Problem description
Find the string "that" in the data, then copy every line where it is found.

Data extract
* * * * * * *
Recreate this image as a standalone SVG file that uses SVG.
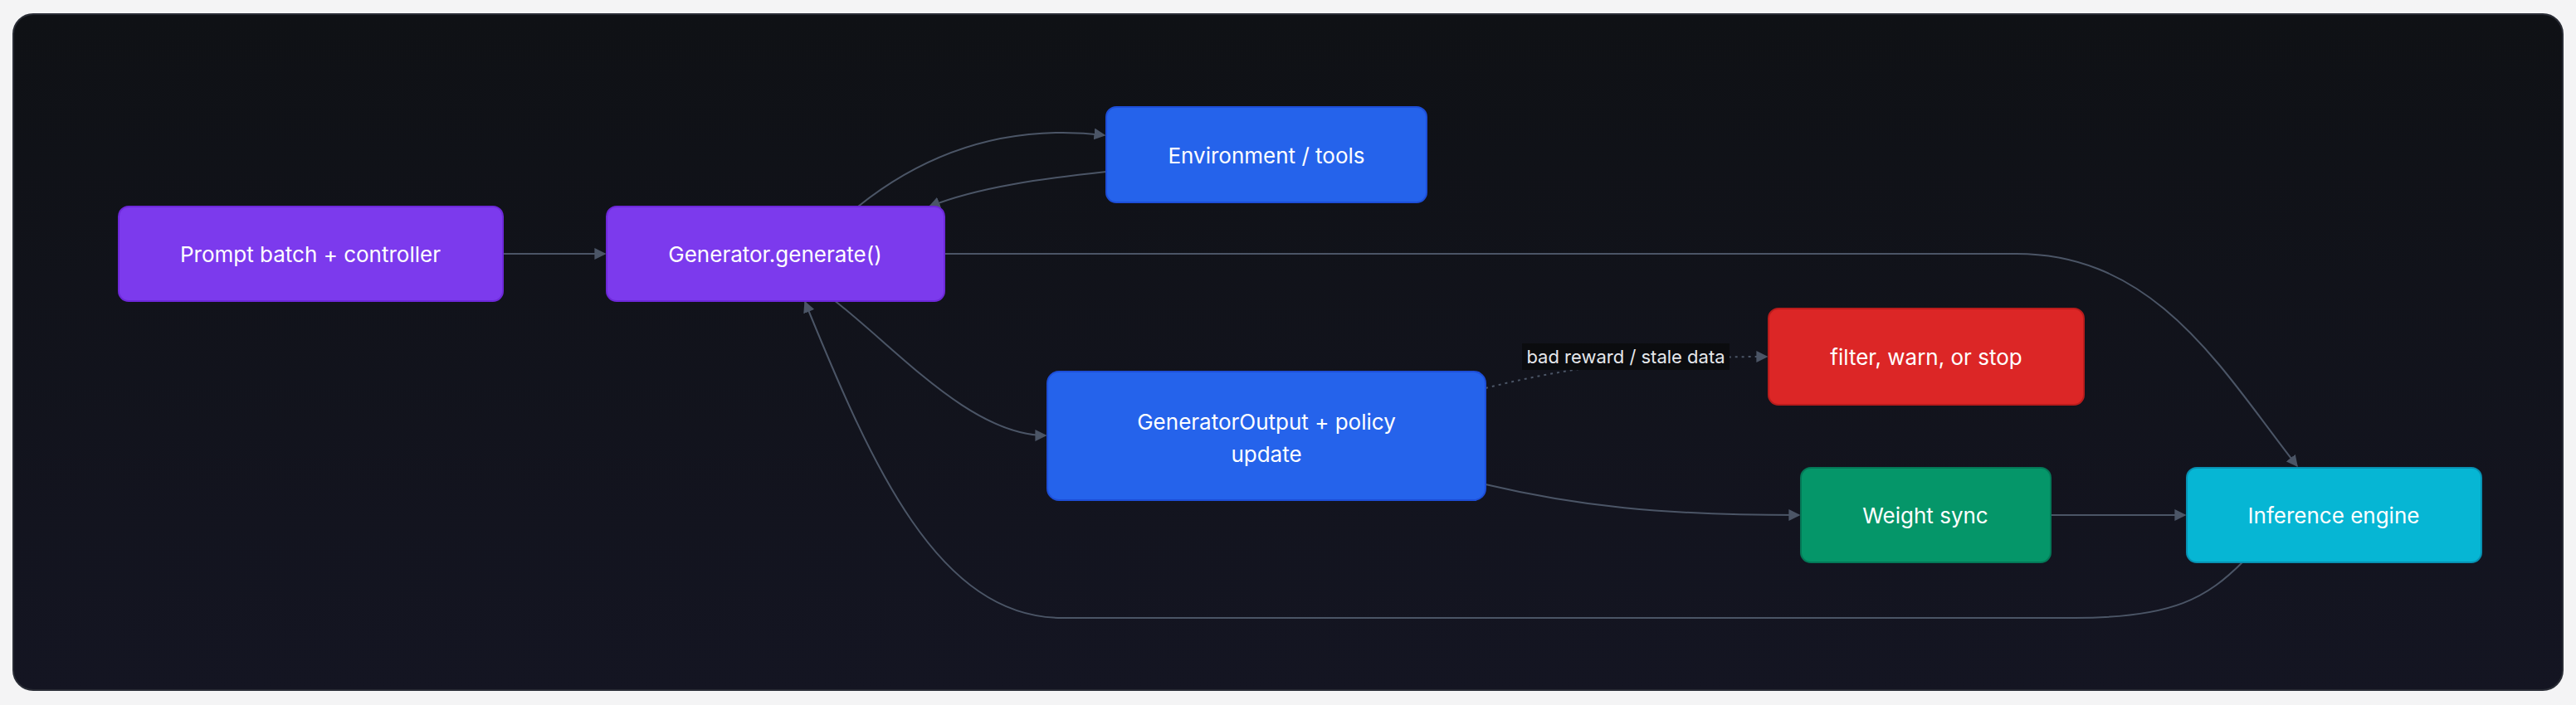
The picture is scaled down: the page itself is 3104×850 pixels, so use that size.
<svg xmlns="http://www.w3.org/2000/svg" width="3104" height="850" viewBox="0 0 3104 850">
<defs>
<linearGradient id="bg" x1="0" y1="0" x2="0" y2="1"><stop offset="0" stop-color="#0f1115"/><stop offset="1" stop-color="#141522"/></linearGradient>
<marker id="ah" viewBox="0 0 10 10" refX="9" refY="5" markerWidth="14" markerHeight="14" markerUnits="userSpaceOnUse" orient="auto"><path d="M0,0 L10,5 L0,10 z" fill="#4b5566"/></marker>
<style>
.n text{font-family:Inter,"Liberation Sans",sans-serif;font-size:26px;fill:#fff;text-anchor:middle;dominant-baseline:central}
.e path{fill:none;stroke:#4b5566;stroke-width:2}
.lbl{font-family:Inter,"Liberation Sans",sans-serif;font-size:22px;fill:#e5e7eb;text-anchor:middle;dominant-baseline:central}
</style>
</defs>
<rect x="0" y="0" width="3104" height="850" fill="#f4f4f5"/>
<rect x="16" y="17" width="3072" height="815" rx="24" fill="url(#bg)" stroke="#2a2d36" stroke-width="2"/>
<g class="e">
<path d="M606,306 L729,306" marker-end="url(#ah)"/>
<path d="M1034,249 C1120,180 1220,150 1331,163" marker-end="url(#ah)"/>
<path d="M1333,207 C1260,215 1180,225 1120,249" marker-end="url(#ah)"/>
<path d="M1138,306 L2430,306 C2600,306 2680,450 2768,562" marker-end="url(#ah)"/>
<path d="M1005,362 C1080,420 1170,525 1260,525" marker-end="url(#ah)"/>
<path d="M1790,468 C1900,440 2000,430 2129,430" stroke-dasharray="3,5" marker-end="url(#ah)"/>
<path d="M1790,584 C1900,610 2000,621 2168,621" marker-end="url(#ah)"/>
<path d="M2471,621 L2633,621" marker-end="url(#ah)"/>
<path d="M2703,677 C2660,720 2620,745 2500,745 L1280,745 C1130,745 1050,560 970,364" marker-end="url(#ah)"/>
</g>
<rect x="1834" y="414" width="250" height="32" fill="#0b0c0f"/>
<text class="lbl" x="1959" y="430">bad reward / stale data</text>
<g class="n" id="prompt"><rect x="143" y="249" width="463" height="114" rx="12" fill="#7c3aed" stroke="#6d28d9" stroke-width="2"/><text x="374" y="306">Prompt batch + controller</text></g>
<g class="n" id="gen"><rect x="731" y="249" width="407" height="114" rx="12" fill="#7c3aed" stroke="#6d28d9" stroke-width="2"/><text x="934" y="306">Generator.generate()</text></g>
<g class="n" id="env"><rect x="1333" y="129" width="386" height="115" rx="12" fill="#2563eb" stroke="#1d4ed8" stroke-width="2"/><text x="1526" y="187">Environment / tools</text></g>
<g class="n" id="out"><rect x="1262" y="448" width="528" height="155" rx="14" fill="#2563eb" stroke="#1d4ed8" stroke-width="2"/><text x="1526" y="508">GeneratorOutput + policy</text><text x="1526" y="547">update</text></g>
<g class="n" id="filter"><rect x="2131" y="372" width="380" height="116" rx="12" fill="#dc2626" stroke="#b91c1c" stroke-width="2"/><text x="2321" y="430">filter, warn, or stop</text></g>
<g class="n" id="sync"><rect x="2170" y="564" width="301" height="114" rx="12" fill="#059669" stroke="#047857" stroke-width="2"/><text x="2320" y="621">Weight sync</text></g>
<g class="n" id="inf"><rect x="2635" y="564" width="355" height="114" rx="12" fill="#06b6d4" stroke="#0891b2" stroke-width="2"/><text x="2812" y="621">Inference engine</text></g>
</svg>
* * * * * * *
Result of the exercise
Recreate this image as a standalone SVG file that uses SVG.
The picture is scaled down: the page itself is 3104×850 pixels, so use that size.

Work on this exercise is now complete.